Yang S, et al. Clinica Chimica Acta. 2020 Feb;501:142-146
Atherosclerosis is a chronic inflammatory disease of the arterial wall that is driven and maintained by the influx, proliferation, and activation of immune cells. Atherosclerosis increases the risk of cardiovascular diseases. An in-depth study of the pathogenesis of atherosclerosis is critical for the treatment of atherosclerotic cardiovascular disease. Cells like endothelial cells, vascular smooth muscle cells, macrophages, and others are involved in the development of atherosclerosis. Macrophage, plays an important role in immune cells and display high heterogeneity through the entire process of atherosclerosis. Macrophage polarization means a diverse expression pattern of genes and proteins. There are more than two macrophage phenotypes in human or mouse plaque. The classically activated macrophages (M1) are the first phenotype characterized as pro-inflammatory. The alternatively activated macrophages (M2) plays a preventive role in the progression of human and mouse atherogenesis. These M2 macrophages are divided into four subtypes: M2a, M2b, M2c, and M2d. Mhem, a novel macrophage phenotype stimulated by intraplaque hemorrhage, shows an anti-atherogenic effect via fewer oxidative injuries in human plaque. Moreover, an increasing number of clinical studies are also focusing on the role of macrophage as a predictor of cardiovascular events.
The discovery of different macrophage phenotypes provides an opportunity to study the relationship between macrophage phenotypes and atherosclerosis. Phenotypes such as M1 and Mox promote the development of lesions by expressing pro-inflammatory factors. Phenotypes such as M2 and Mhem mainly decelerate the development of the disease by exerting anti-inflammatory effects. Enormous effects of macrophages on atherosclerosis are inseparably linked to macrophage polarization and the resulting phenotype. Moreover, the significant impact of macrophages on atherosclerosis depend not only on the function of the different macrophage phenotypes but also on the relative ratio of different phenotypes in the plaque. Research on atherosclerosis therapy indicates that the reduced plaque size and enhanced stability are partly due to modulating macrophage polarization.

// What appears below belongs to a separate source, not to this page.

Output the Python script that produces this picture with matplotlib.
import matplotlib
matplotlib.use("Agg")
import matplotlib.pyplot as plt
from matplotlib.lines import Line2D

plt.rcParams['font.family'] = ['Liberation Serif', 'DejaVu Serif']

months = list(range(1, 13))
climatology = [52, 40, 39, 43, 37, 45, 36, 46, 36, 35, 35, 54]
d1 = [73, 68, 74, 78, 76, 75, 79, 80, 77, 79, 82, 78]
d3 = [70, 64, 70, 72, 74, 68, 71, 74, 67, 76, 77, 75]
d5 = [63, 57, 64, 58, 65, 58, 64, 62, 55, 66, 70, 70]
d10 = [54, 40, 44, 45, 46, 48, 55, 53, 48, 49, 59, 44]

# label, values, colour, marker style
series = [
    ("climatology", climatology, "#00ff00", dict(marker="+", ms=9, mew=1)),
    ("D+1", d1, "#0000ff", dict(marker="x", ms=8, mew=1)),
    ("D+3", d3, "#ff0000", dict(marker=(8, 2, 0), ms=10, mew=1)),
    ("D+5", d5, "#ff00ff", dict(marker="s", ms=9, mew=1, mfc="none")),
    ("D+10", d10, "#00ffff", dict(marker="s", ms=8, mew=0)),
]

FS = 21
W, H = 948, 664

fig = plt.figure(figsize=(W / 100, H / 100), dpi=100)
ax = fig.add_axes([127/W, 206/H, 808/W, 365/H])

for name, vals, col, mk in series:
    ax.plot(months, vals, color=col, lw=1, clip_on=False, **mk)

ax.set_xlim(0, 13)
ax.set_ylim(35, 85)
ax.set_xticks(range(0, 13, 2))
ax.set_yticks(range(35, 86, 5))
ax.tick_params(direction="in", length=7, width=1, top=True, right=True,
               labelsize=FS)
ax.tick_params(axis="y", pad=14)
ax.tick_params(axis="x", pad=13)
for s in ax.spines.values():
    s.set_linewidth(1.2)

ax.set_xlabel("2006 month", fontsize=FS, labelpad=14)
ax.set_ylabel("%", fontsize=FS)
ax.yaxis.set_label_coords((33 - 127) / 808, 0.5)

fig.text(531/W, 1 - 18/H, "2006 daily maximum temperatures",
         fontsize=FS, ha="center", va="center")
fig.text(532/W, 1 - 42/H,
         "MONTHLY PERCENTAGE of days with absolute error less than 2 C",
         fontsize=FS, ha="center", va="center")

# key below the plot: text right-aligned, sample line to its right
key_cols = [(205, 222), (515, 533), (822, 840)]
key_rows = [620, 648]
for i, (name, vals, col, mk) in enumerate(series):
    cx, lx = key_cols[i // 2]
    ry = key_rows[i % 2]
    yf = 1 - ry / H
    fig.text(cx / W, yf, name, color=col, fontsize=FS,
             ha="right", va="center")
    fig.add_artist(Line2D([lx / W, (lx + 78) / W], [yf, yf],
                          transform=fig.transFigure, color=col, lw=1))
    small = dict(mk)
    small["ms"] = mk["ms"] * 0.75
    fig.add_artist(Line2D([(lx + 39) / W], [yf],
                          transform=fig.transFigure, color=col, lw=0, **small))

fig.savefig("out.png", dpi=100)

Therefore, regulating macrophage polarization and changing the proportion of macrophage phenotypes in plaques is a new therapeutic approach for atherosclerosis. Increasing the number of anti-atherosclerotic phenotype in plaque via. certain methods is a helpful approach. After evaluating a large amount of experimental data. The study provided a new perspective for atherosclerosis therapy by summarizing the relationship between macrophage polarization and atherosclerosis, as well as treatment targeting macrophage polarization. Thus, it was concluded that the regulation of macrophage polarization contributes to the improvement in atherosclerotic plaque.